● EXERCISE OBJECTIVE
Transcribe the whole listing below without changing a word, but leave out every image.
#####
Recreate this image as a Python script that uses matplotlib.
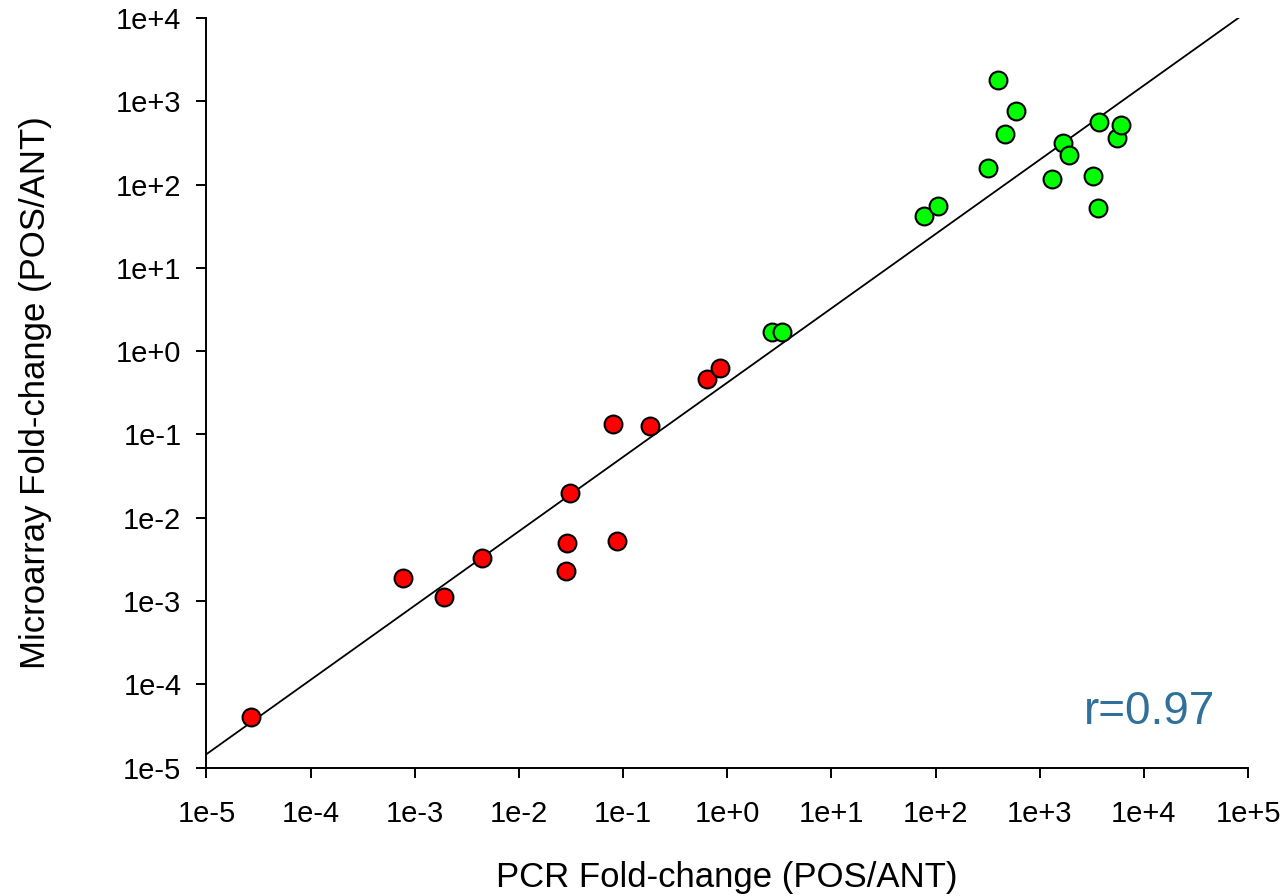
import matplotlib
matplotlib.use('Agg')
import matplotlib.pyplot as plt
import numpy as np

plt.rcParams['font.family'] = ['Liberation Sans', 'DejaVu Sans']

#fold-change values, down-regulated genes (red)
pcr_down = [2.69e-5, 7.73e-4, 1.91e-3, 4.41e-3, 0.0283, 0.029, 0.0311, 0.0869,
	0.0802, 0.181, 0.638, 0.857]
array_down = [4.09e-5, 1.87e-3, 1.11e-3, 3.26e-3, 2.31e-3, 4.93e-3, 0.0196, 5.25e-3,
	0.132, 0.126, 0.458, 0.631]

#fold-change values, up-regulated genes (green)
pcr_up = [2.69, 3.38, 76.7, 106, 316, 401, 464, 592, 1303, 1690, 1889, 3214,
	3614, 3690, 5534, 6012]
array_up = [1.71, 1.71, 42.1, 55.5, 158, 1791, 399, 760, 116, 316, 229, 126,
	52.5, 565, 363, 516]

#regression line in log10 space
fit_slope = 0.892
fit_intercept = -0.378
r_value = 0.97

x_ticks = [1e-5, 1e-4, 1e-3, 1e-2, 1e-1, 1e0, 1e1, 1e2, 1e3, 1e4, 1e5]
x_labels = ['1e-5', '1e-4', '1e-3', '1e-2', '1e-1', '1e+0', '1e+1', '1e+2', '1e+3', '1e+4', '1e+5']
y_ticks = [1e-5, 1e-4, 1e-3, 1e-2, 1e-1, 1e0, 1e1, 1e2, 1e3, 1e4]
y_labels = ['1e-5', '1e-4', '1e-3', '1e-2', '1e-1', '1e+0', '1e+1', '1e+2', '1e+3', '1e+4']

fig = plt.figure(figsize=(12.86, 8.96), dpi=100)
ax = fig.add_axes([0.1605, 0.1432, 0.8100, 0.8368])

#fit line across the whole x range, clipped by the y limits
line_x = np.array([x_ticks[0], x_ticks[-1]])
line_y = 10 ** (fit_slope * np.log10(line_x) + fit_intercept)
ax.plot(line_x, line_y, color='black', linewidth=1.3, zorder=2)

ax.scatter(pcr_down, array_down, s=165, color='#ff0000', edgecolors='black',
	linewidths=1.5, zorder=3)
ax.scatter(pcr_up, array_up, s=165, color='#00ff00', edgecolors='black',
	linewidths=1.5, zorder=3)

ax.set_xscale('log')
ax.set_yscale('log')
ax.set_xlim(x_ticks[0], x_ticks[-1])
ax.set_ylim(y_ticks[0], y_ticks[-1])
ax.set_xticks(x_ticks)
ax.set_xticklabels(x_labels)
ax.set_yticks(y_ticks)
ax.set_yticklabels(y_labels)
ax.minorticks_off()

for side in ['top', 'right']:
	ax.spines[side].set_visible(False)
for side in ['left', 'bottom']:
	ax.spines[side].set_linewidth(1.4)

ax.tick_params(axis='both', direction='out', length=7, width=1.4, labelsize=21)
ax.tick_params(axis='x', pad=16)
ax.tick_params(axis='y', pad=11)

ax.set_xlabel('PCR Fold-change (POS/ANT)', fontsize=25, labelpad=24)
ax.set_ylabel('Microarray Fold-change (POS/ANT)', fontsize=25, labelpad=46)

ax.text(0.968, 0.074, f'r={r_value:.2f}', transform=ax.transAxes, fontsize=33,
	color='#31709a', ha='right', va='center')

plt.savefig('out.png', dpi=100)
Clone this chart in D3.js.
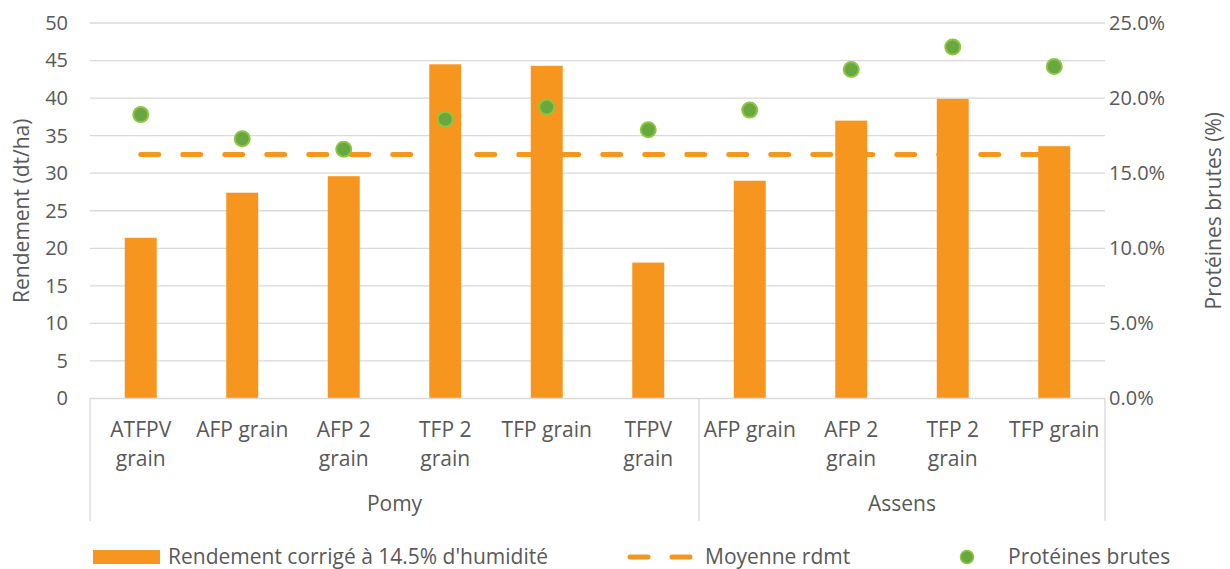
#####
● SOLUTION FOR THIS PROBLEM
Recreate this image as a Python script that uses matplotlib.
import matplotlib
matplotlib.use('Agg')
import matplotlib.pyplot as plt
import numpy as np

plt.rcParams['font.family'] = ['Liberation Sans', 'DejaVu Sans']

#fold-change values, down-regulated genes (red)
pcr_down = [2.69e-5, 7.73e-4, 1.91e-3, 4.41e-3, 0.0283, 0.029, 0.0311, 0.0869,
	0.0802, 0.181, 0.638, 0.857]
array_down = [4.09e-5, 1.87e-3, 1.11e-3, 3.26e-3, 2.31e-3, 4.93e-3, 0.0196, 5.25e-3,
	0.132, 0.126, 0.458, 0.631]

#fold-change values, up-regulated genes (green)
pcr_up = [2.69, 3.38, 76.7, 106, 316, 401, 464, 592, 1303, 1690, 1889, 3214,
	3614, 3690, 5534, 6012]
array_up = [1.71, 1.71, 42.1, 55.5, 158, 1791, 399, 760, 116, 316, 229, 126,
	52.5, 565, 363, 516]

#regression line in log10 space
fit_slope = 0.892
fit_intercept = -0.378
r_value = 0.97

x_ticks = [1e-5, 1e-4, 1e-3, 1e-2, 1e-1, 1e0, 1e1, 1e2, 1e3, 1e4, 1e5]
x_labels = ['1e-5', '1e-4', '1e-3', '1e-2', '1e-1', '1e+0', '1e+1', '1e+2', '1e+3', '1e+4', '1e+5']
y_ticks = [1e-5, 1e-4, 1e-3, 1e-2, 1e-1, 1e0, 1e1, 1e2, 1e3, 1e4]
y_labels = ['1e-5', '1e-4', '1e-3', '1e-2', '1e-1', '1e+0', '1e+1', '1e+2', '1e+3', '1e+4']

fig = plt.figure(figsize=(12.86, 8.96), dpi=100)
ax = fig.add_axes([0.1605, 0.1432, 0.8100, 0.8368])

#fit line across the whole x range, clipped by the y limits
line_x = np.array([x_ticks[0], x_ticks[-1]])
line_y = 10 ** (fit_slope * np.log10(line_x) + fit_intercept)
ax.plot(line_x, line_y, color='black', linewidth=1.3, zorder=2)

ax.scatter(pcr_down, array_down, s=165, color='#ff0000', edgecolors='black',
	linewidths=1.5, zorder=3)
ax.scatter(pcr_up, array_up, s=165, color='#00ff00', edgecolors='black',
	linewidths=1.5, zorder=3)

ax.set_xscale('log')
ax.set_yscale('log')
ax.set_xlim(x_ticks[0], x_ticks[-1])
ax.set_ylim(y_ticks[0], y_ticks[-1])
ax.set_xticks(x_ticks)
ax.set_xticklabels(x_labels)
ax.set_yticks(y_ticks)
ax.set_yticklabels(y_labels)
ax.minorticks_off()

for side in ['top', 'right']:
	ax.spines[side].set_visible(False)
for side in ['left', 'bottom']:
	ax.spines[side].set_linewidth(1.4)

ax.tick_params(axis='both', direction='out', length=7, width=1.4, labelsize=21)
ax.tick_params(axis='x', pad=16)
ax.tick_params(axis='y', pad=11)

ax.set_xlabel('PCR Fold-change (POS/ANT)', fontsize=25, labelpad=24)
ax.set_ylabel('Microarray Fold-change (POS/ANT)', fontsize=25, labelpad=46)

ax.text(0.968, 0.074, f'r={r_value:.2f}', transform=ax.transAxes, fontsize=33,
	color='#31709a', ha='right', va='center')

plt.savefig('out.png', dpi=100)
Clone this chart in D3.js.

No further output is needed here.